Whatever happened to that feeling? Lyndon Johnson and Richard Nixon happened — and both were shameless liars. They destroyed not only their own credibility, but the credibility of the office.

Even when Lyndon Johnson told us the truth at a crucial juncture during the Vietnam war — that the Communist offensive of 1968 was a defeat for them, even as the media depicted it as a defeat for us — we didn’t believe him.

In later years, Communist leaders themselves admitted that they had been devastated on the battlefield. But, by then it was too late. What the Communists lost militarily on the ground in Vietnam they won politically in the American media and in American public opinion.

More than 50,000 Americans lost their lives winning battles on the ground in Vietnam, only to have the war lost politically back home. We seem to be having a similar scenario unfolding today in Iraq, where soldiers won the war, only to have politicians lose the peace, as Iraq now increasingly aligns itself with Iran.

When Barack Obama squanders his own credibility with his glib lies, he is not just injuring himself during his time in office. He is inflicting a lasting wound on the country as a whole.


While I'm not suggesting we give complete trust to any man, elected or otherwise, there must be some level of trust for a society to function, otherwise it is anarchy .

Some thoughts:

1. Truth Sustains---Lies Destroy.

"Truthful lips endure forever, a lying tongue lasts only a moment" (Proverbs 12:19).
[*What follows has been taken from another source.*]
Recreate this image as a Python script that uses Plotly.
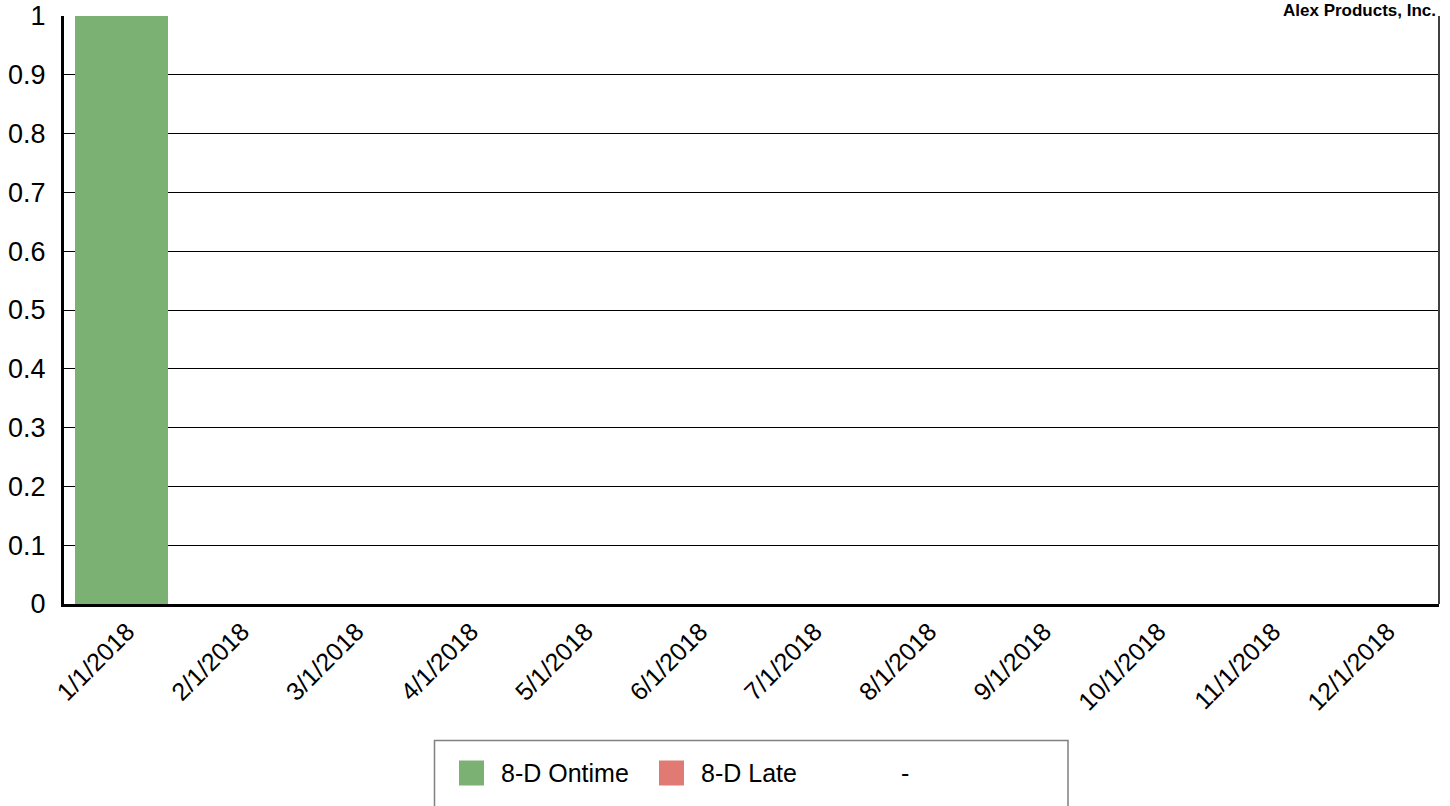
import plotly.graph_objects as go

categories = ["1/1/2018", "2/1/2018", "3/1/2018", "4/1/2018", "5/1/2018", "6/1/2018",
              "7/1/2018", "8/1/2018", "9/1/2018", "10/1/2018", "11/1/2018", "12/1/2018"]
ontime = [1, 0, 0, 0, 0, 0, 0, 0, 0, 0, 0, 0]
late = [0, 0, 0, 0, 0, 0, 0, 0, 0, 0, 0, 0]
blank = [0, 0, 0, 0, 0, 0, 0, 0, 0, 0, 0, 0]
series_names = ["8-D Ontime", "8-D Late", "-"]
series_colors = ["#7bb274", "#e07a73", "rgba(0,0,0,0)"]
series_values = [ontime, late, blank]
y_ticks = [0, 0.1, 0.2, 0.3, 0.4, 0.5, 0.6, 0.7, 0.8, 0.9, 1]
y_tick_text = ["0", "0.1", "0.2", "0.3", "0.4", "0.5", "0.6", "0.7", "0.8", "0.9", "1"]
title_text = "Alex Products, Inc."

W, H = 1450, 806
ML, MR, MT, MB = 64, 11, 16, 202
PW, PH = W - ML - MR, H - MT - MB


def px_x(px):
    return (px - ML) / PW


def px_y(py):
    return (H - MB - py) / PH


FONT = "Arial, Liberation Sans, sans-serif"

fig = go.Figure()
for name, color, vals in zip(series_names, series_colors, series_values):
    fig.add_trace(go.Bar(x=categories, y=vals, name=name, marker_color=color,
                         marker_line_width=0, showlegend=False))

shapes = [
    dict(type="line", xref="paper", yref="paper", x0=1, x1=1, y0=0, y1=1,
         line=dict(color="#404040", width=2)),
    dict(type="rect", xref="paper", yref="paper", x0=px_x(434.5), x1=px_x(1068),
         y0=px_y(740.5), y1=px_y(830), line=dict(color="#808080", width=1.5),
         fillcolor="rgba(0,0,0,0)", layer="above"),
]
annotations = [
    dict(text="<b>" + title_text + "</b>", xref="paper", yref="paper", x=px_x(1437),
         xanchor="right", y=px_y(0), yanchor="top", showarrow=False,
         font=dict(size=17, color="black", family=FONT), borderpad=0),
]

# legend entries (drawn manually to match the large square swatches)
row_y = 773
for i, (name, color) in enumerate(zip(series_names, series_colors)):
    sx = 459 + 200 * i
    shapes.append(dict(type="rect", xref="paper", yref="paper", x0=px_x(sx), x1=px_x(sx + 25),
                       y0=px_y(row_y - 12.5), y1=px_y(row_y + 12.5),
                       line=dict(width=0), fillcolor=color))
    annotations.append(dict(text=name, xref="paper", yref="paper", x=px_x(sx + 40),
                            xanchor="left", y=px_y(row_y), yanchor="middle", showarrow=False,
                            font=dict(size=25, color="black", family=FONT)))

fig.update_layout(
    width=W, height=H,
    margin=dict(l=ML, r=MR, t=MT, b=MB, autoexpand=False),
    paper_bgcolor="white", plot_bgcolor="white",
    barmode="stack", bargap=0.19,
    font=dict(family=FONT, color="black"),
    showlegend=False,
    xaxis=dict(type="category", tickangle=-45, tickfont=dict(size=25),
               showline=True, linecolor="black", linewidth=3, showgrid=False,
               ticks="", ticklabelshift=6, automargin=False, fixedrange=True),
    yaxis=dict(range=[0, 1], tickvals=y_ticks, ticktext=y_tick_text,
               tickfont=dict(size=27), showline=True, linecolor="black", linewidth=3,
               showgrid=True, gridcolor="black", gridwidth=1.2, zeroline=False,
               ticks="outside", ticklen=10, tickcolor="rgba(0,0,0,0)",
               automargin=False, fixedrange=True),
    shapes=shapes,
    annotations=annotations,
)

fig.write_html("out.html", config={"displayModeBar": False},
               post_script="document.body.style.margin='0';")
2. Truth Comes From An External Source, Not An Internal One.

Relativism looks within for "truth." Biblical Christianity learns Truth from God through His Word.

"Trust in the Lord with all your heart and lean not on your own understanding; in all your ways acknowledge Him and He will make your paths straight" (Proverbs 3:5-6).

3. Discern "Good Faith."

"Good faith" is a legal term, but it is also a moral term. People make honest mistakes.

We the people must discern whether our leadership is simply making a bad call on an issue, not capable of the responsibility we have entrusted them with, or if they are purposefully misleading the public.

Discernment is the key. That is the process of deciding between truth and error, right and wrong.

The ability to think with discernment is synonymous with the ability to think biblically. Right thinking is also based on being properly informed.

Support good. Oppose evil.

"But examine everything carefully; hold fast to that which is good, abstain from that which is evil" (I Thessalonians 5:21).

4. Do Not Fear The Future.

"Never be afraid to trust an unknown future to a known God." (Corrie ten Boom).

"Even when I walk through the darkest valley, I will not be afraid, for you are close beside me. Your rod and your staff protect and comfort me" (Psalms 23:4 NLT).

Many challenges lie ahead for our great country. We are in a moral decline. When morality fails, everything fails. I personally believe that God wants to use His people to carry the lamp of Truth that will light the way to a better future for our country and our families.

And each of us are called to carry the lamp.

"If we abide by the principles taught in the Bible, our country will go on prospering and to prosper; but if we and our posterity neglect its instruction and authority, no man can tell how sudden a catastrophe may overwhelm us and bury all our glory in profound obscurity." (Daniel Webster).

"Finally, let us not forget the religious character of our origin. Our fathers were brought hither by their high veneration for the Christian religion. They journeyed by its light, and labored in its hope. They sought to incorporate its principles with the elements of their society, and to diffuse its influence through all their institutions, civil, political, or literary." (Daniel Webster).

Be Informed. Be Discerning. Be Vigilant. Be Prayerful. Be Active.